OMFIF Gender Balance Index

6th March 2020

Posted In: IWD2020

Gender balance in central banks is improving but progress is slow, reveals index and report from Mazars and the Official Monetary and Financial Institutions Forum (OMFIF).

Central banks and other financial institutions are implementing measures to improve gender diversity within their ranks, but still count too few women in senior roles.

The OMFIF Gender Balance Index tracks the presence of men and women in senior positions at central banks, sovereign funds and public pension funds. The study, now in its seventh year, scores and ranks institutions based on gender balance in their management and boards

Spain tops this year’s Index with a score of 92, followed by Aruba, Iceland and Malaysia.  Out of 173 central banks, 78 saw an improvement in their scores, suggesting that more women are being promoted to executive roles or appointed to boards.  That said, according to the report ‘In Ireland Sharon Donnery, Deputy Governor of the Central Bank, was overlooked for promotion to the top post upon Governor Philip Lane’s move to the ECB. Instead, the role went to Gabriel Makhlouf.  Ireland is not an isolated case though.

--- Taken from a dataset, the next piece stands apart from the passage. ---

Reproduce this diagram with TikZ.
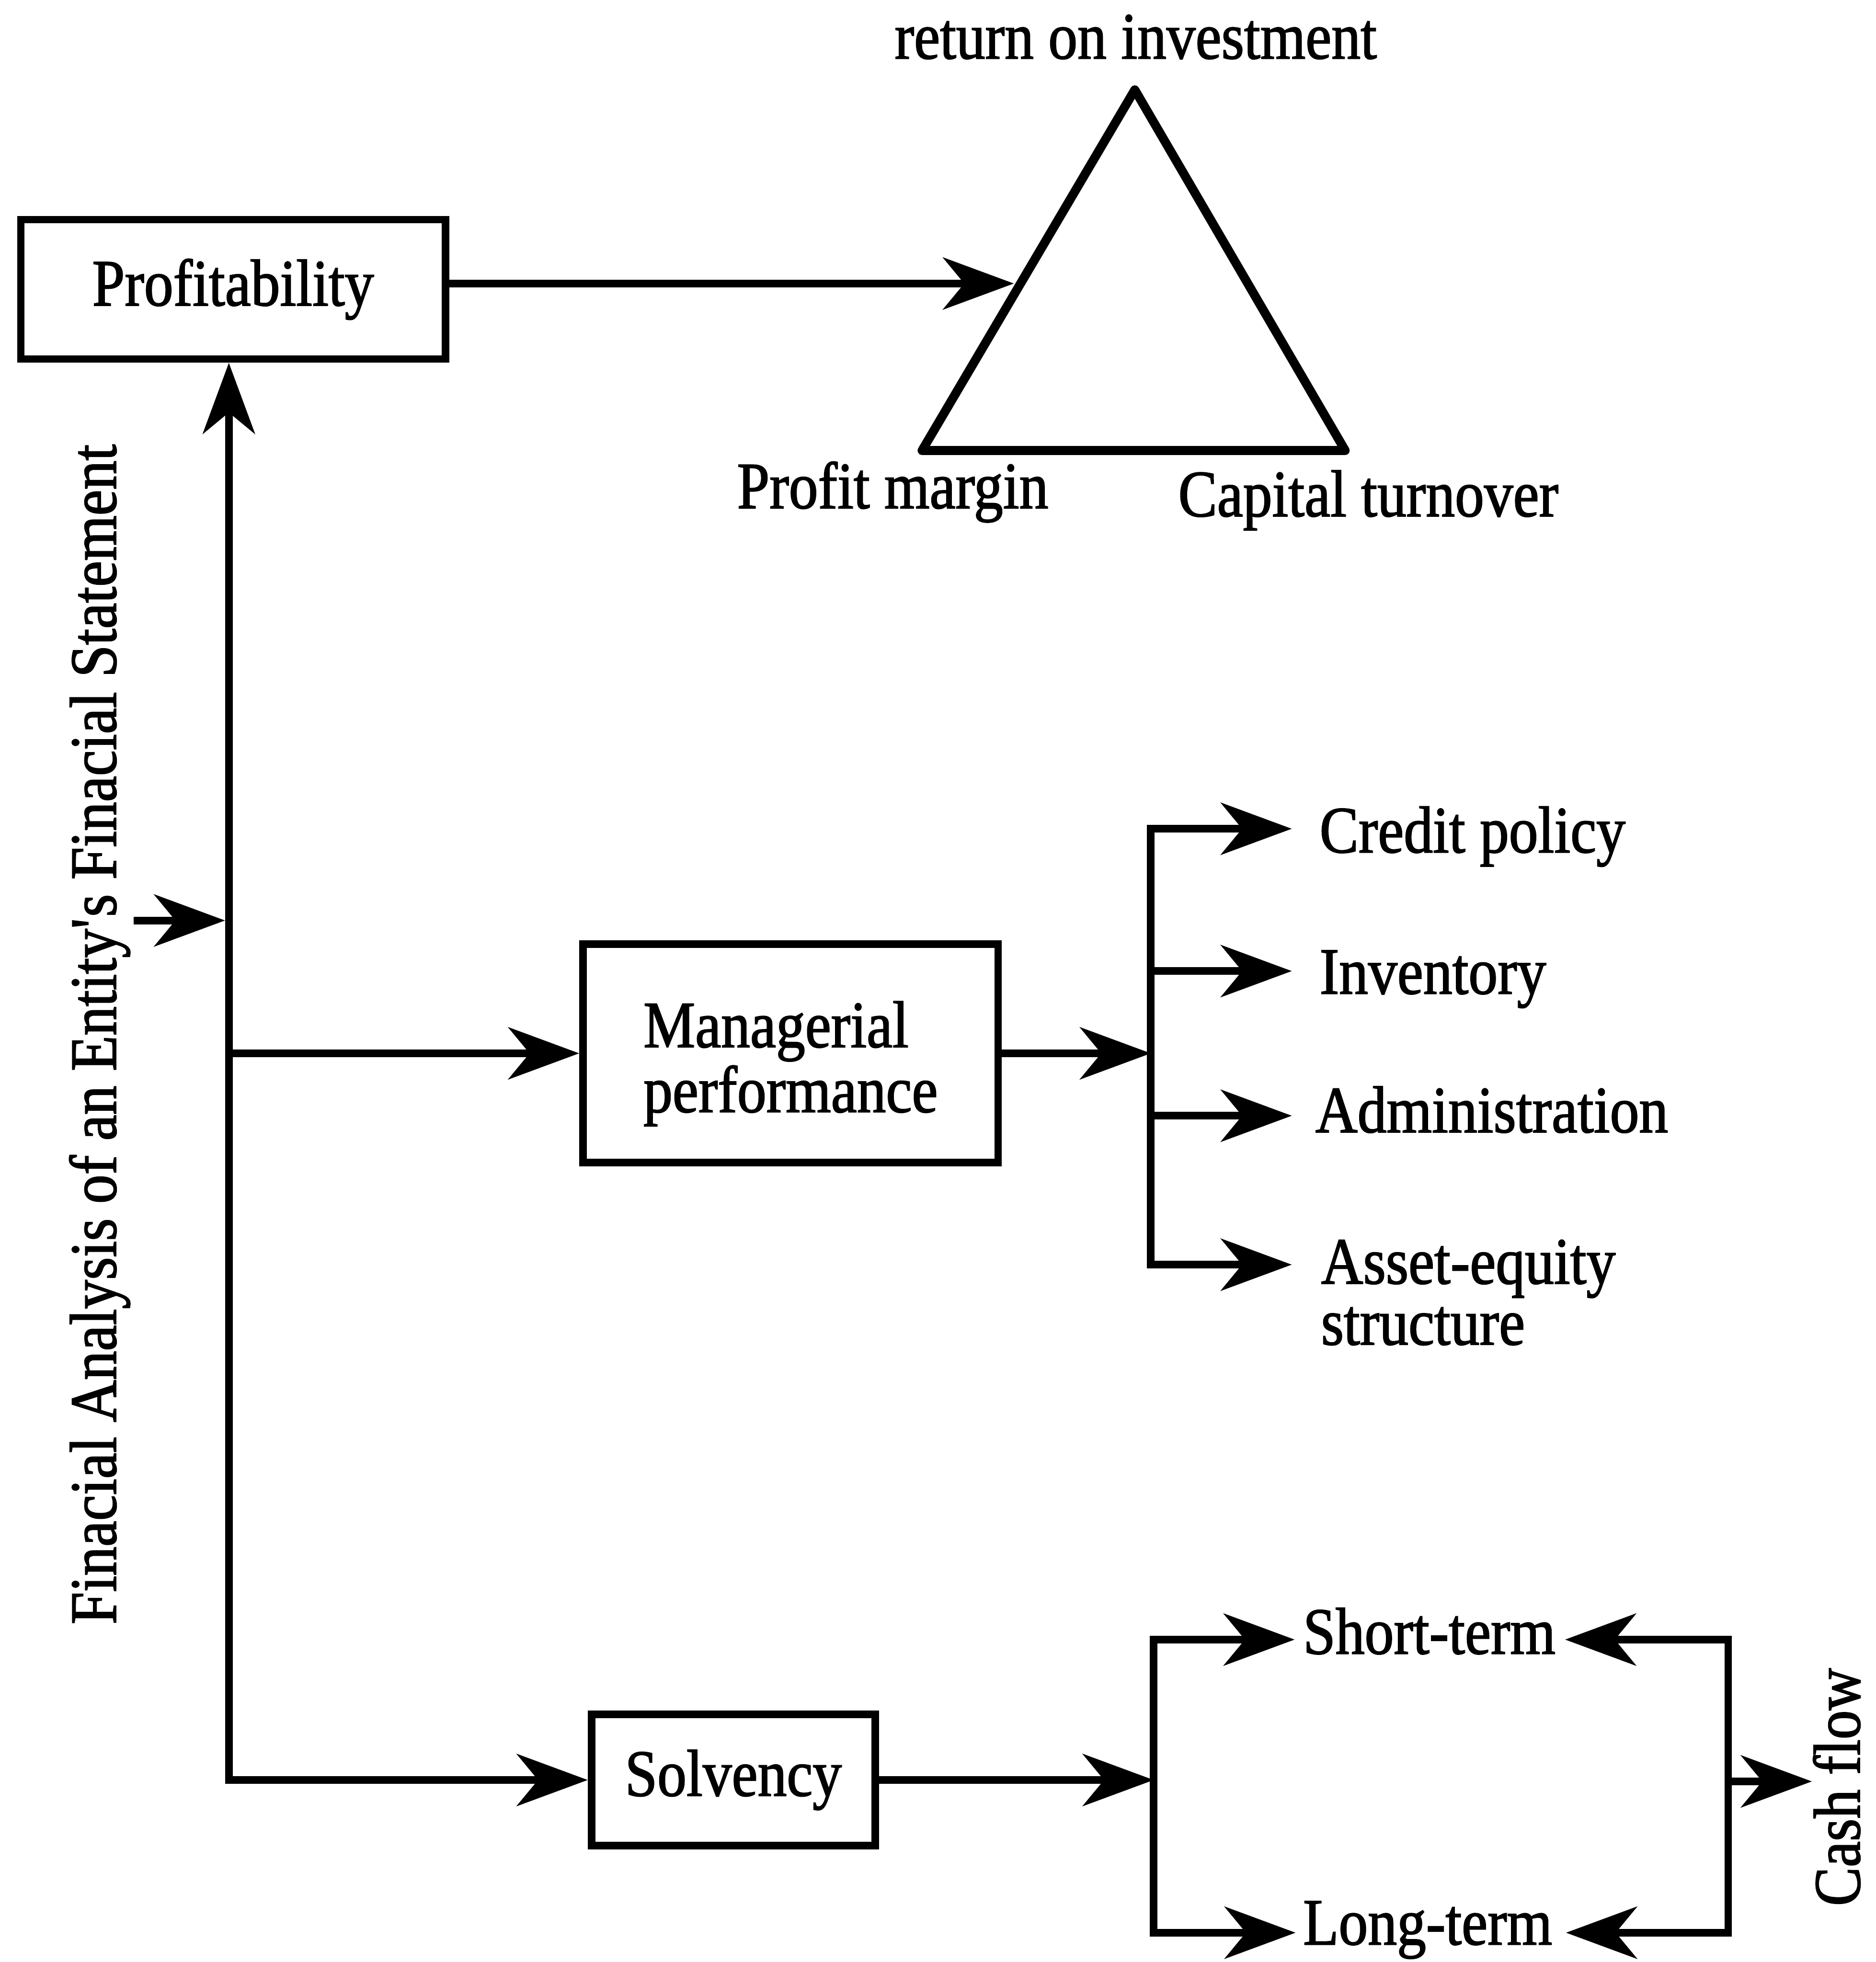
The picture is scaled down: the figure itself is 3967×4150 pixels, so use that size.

The Eurosystem remains largely unbalanced, with Christine Lagarde’s appointment to the ECB contrasting starkly and visibly with the 19 male national central bank governors.

Financial Institutions are Moving in the Right Direction

But progress is slow. The Gender Balance Index finds:

•Gender balance in central banks has improved for the second year in a row, but the global score remains at 27.5 (a score of 100 means perfect balance.)

•One in five central banks has no women in senior positions, unchanged from last year.

•Only 14 central banks globally are headed by a woman, including the European Central Bank led by Christine Lagarde, its first female president.

•15% of central banks reserve seats for women on their board of directors or monetary policy board.

•54% have implemented a gender diversity programme.

Widespread Resistance to Quotas

The vast majority of central banks do not have gender quotas for senior management positions. An overwhelming 84% of the sample do not have a gender quota for their board or directors or monetary policy board. Some organisations said that while they do not have a quota, they have a target, in most cases that one-third of positions should be filled by women.

European Pension Funds are Ahead

European public pension funds perform the best for gender equality and are the most improved among the three institution types covered by the survey. There are 36 female chief executive officers of pension funds in Europe, compared to last year’s 31 – out of 191 funds. Denmark’s pension fund for state-registered nurses and medical secretaries score a perfect 100 in 2020.

In the run into International Women’s Day, Joanna Murphy, CEO, commented on the findings and believes that diversity of all kinds is paramount in any business or institution. According to this successful woman who means business: “Diversity must permeate the entire organisation – and is especially important in decision making roles.  Research has shown that a lack of gender representation at management level can have a significantly negative impact on how that organisation performs, yet bias continues to be ingrained in workplaces and in discussions about how to best fill senior roles in particular.”

Joanna further elaborates: “We welcome reports like the CBI’s Gender Balance Index because they promote accountability. Gathering data like this on a continuous basis is an effective way of looking at how far organisations and institutions have come – and how far they have yet to go.”

Putting it into an Irish content, Joanna goes on to explain that: “Last year’s Index showed that Ireland’s Central Bank has gone from not having any women in key roles 20 years ago, to comprising almost 50% of the workforce. That’s progress. But continually assessing this progress is the only way we will ensure it continues.

In the years 2012 to 2016, men were appointed to approximately eight in every ten senior positions in financial organisations in Ireland. These numbers show the stark reality of a severe lack of representation of women in the finance industry in recent years.”

This is not just an important ‘women’s issue’ Joanne stresses: “A lack of diversity in our workplaces, and workplace demographics that do little to reflect social diversity, has ramifications across the board. Indeed there has been much international research on the topic, which illustrate the positive correlations between diversity and increased employee performance. So the challenge in essence is to change the corporate mindset towards seeing people as individuals – not simply as one gender or another, or a particular race or ethnicity.”